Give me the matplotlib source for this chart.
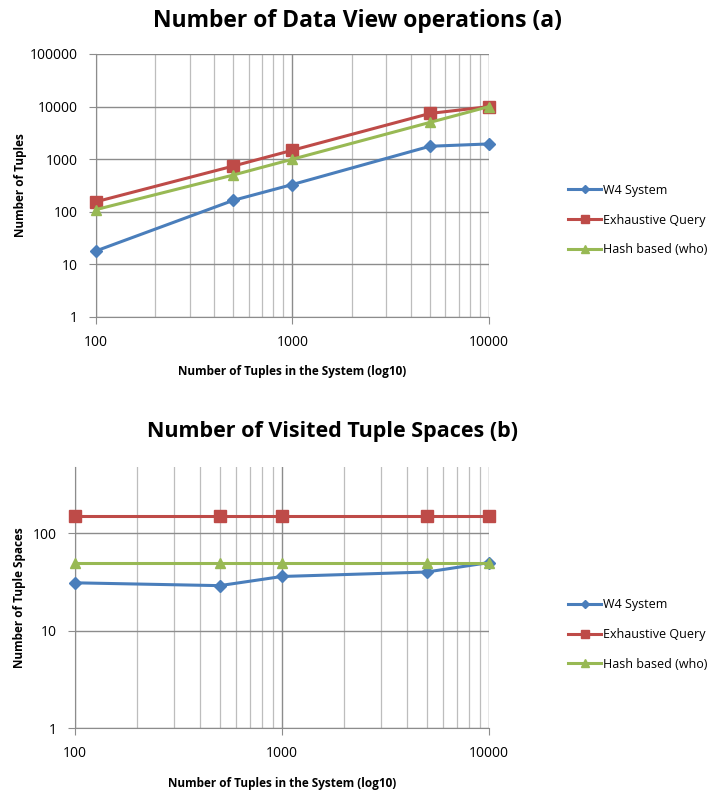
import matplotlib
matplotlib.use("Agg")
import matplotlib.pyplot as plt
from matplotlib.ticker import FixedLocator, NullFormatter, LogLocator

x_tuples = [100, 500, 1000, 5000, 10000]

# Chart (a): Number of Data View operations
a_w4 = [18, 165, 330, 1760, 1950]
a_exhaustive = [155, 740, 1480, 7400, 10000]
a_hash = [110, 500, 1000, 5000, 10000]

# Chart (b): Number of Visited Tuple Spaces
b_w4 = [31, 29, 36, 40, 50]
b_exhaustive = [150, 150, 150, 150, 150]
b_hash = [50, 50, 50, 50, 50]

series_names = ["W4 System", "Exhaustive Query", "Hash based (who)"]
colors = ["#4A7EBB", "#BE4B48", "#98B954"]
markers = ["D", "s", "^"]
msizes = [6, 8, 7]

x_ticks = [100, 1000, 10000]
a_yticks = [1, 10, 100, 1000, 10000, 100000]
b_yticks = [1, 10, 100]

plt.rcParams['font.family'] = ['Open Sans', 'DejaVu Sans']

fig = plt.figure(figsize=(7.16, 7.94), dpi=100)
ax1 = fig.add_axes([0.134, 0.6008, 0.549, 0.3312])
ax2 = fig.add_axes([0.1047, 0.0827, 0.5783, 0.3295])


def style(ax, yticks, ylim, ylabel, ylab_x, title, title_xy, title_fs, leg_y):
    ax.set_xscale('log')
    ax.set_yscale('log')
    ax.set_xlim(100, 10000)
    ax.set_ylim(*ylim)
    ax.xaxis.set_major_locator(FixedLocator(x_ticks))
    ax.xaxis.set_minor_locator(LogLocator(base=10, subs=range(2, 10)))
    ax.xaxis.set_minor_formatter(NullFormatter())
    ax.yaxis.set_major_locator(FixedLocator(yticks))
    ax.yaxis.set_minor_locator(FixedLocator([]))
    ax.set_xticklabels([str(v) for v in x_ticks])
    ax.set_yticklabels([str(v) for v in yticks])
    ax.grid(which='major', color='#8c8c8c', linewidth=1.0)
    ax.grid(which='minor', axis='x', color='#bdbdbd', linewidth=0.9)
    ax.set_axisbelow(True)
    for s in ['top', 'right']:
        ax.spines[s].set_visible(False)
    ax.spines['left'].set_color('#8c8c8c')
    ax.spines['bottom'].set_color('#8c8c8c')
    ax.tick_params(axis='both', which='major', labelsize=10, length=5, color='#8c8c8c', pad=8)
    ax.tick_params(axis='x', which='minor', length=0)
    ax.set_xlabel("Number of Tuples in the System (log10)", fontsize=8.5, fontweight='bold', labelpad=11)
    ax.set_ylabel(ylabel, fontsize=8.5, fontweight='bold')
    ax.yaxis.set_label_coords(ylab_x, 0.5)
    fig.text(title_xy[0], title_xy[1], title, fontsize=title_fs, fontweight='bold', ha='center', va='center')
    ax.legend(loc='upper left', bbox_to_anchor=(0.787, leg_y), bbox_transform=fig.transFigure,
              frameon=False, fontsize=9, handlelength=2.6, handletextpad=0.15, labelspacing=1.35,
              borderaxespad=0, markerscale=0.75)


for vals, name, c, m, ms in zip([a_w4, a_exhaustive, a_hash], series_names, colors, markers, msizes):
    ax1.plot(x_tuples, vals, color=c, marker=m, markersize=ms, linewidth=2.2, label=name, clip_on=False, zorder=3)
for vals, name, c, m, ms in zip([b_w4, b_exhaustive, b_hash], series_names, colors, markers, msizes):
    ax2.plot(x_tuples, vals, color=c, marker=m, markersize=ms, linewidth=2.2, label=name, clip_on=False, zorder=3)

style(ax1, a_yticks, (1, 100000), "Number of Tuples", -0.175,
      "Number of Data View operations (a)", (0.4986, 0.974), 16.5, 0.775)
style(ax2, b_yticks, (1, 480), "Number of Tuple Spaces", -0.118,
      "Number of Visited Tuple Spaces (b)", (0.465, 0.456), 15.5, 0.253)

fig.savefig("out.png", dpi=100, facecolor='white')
****
● **Do this**
From the listing above, collect each line in which the string "matplotlib" appears.

● **Correct response**
Give me the matplotlib source for this chart.
import matplotlib
matplotlib.use("Agg")
import matplotlib.pyplot as plt
from matplotlib.ticker import FixedLocator, NullFormatter, LogLocator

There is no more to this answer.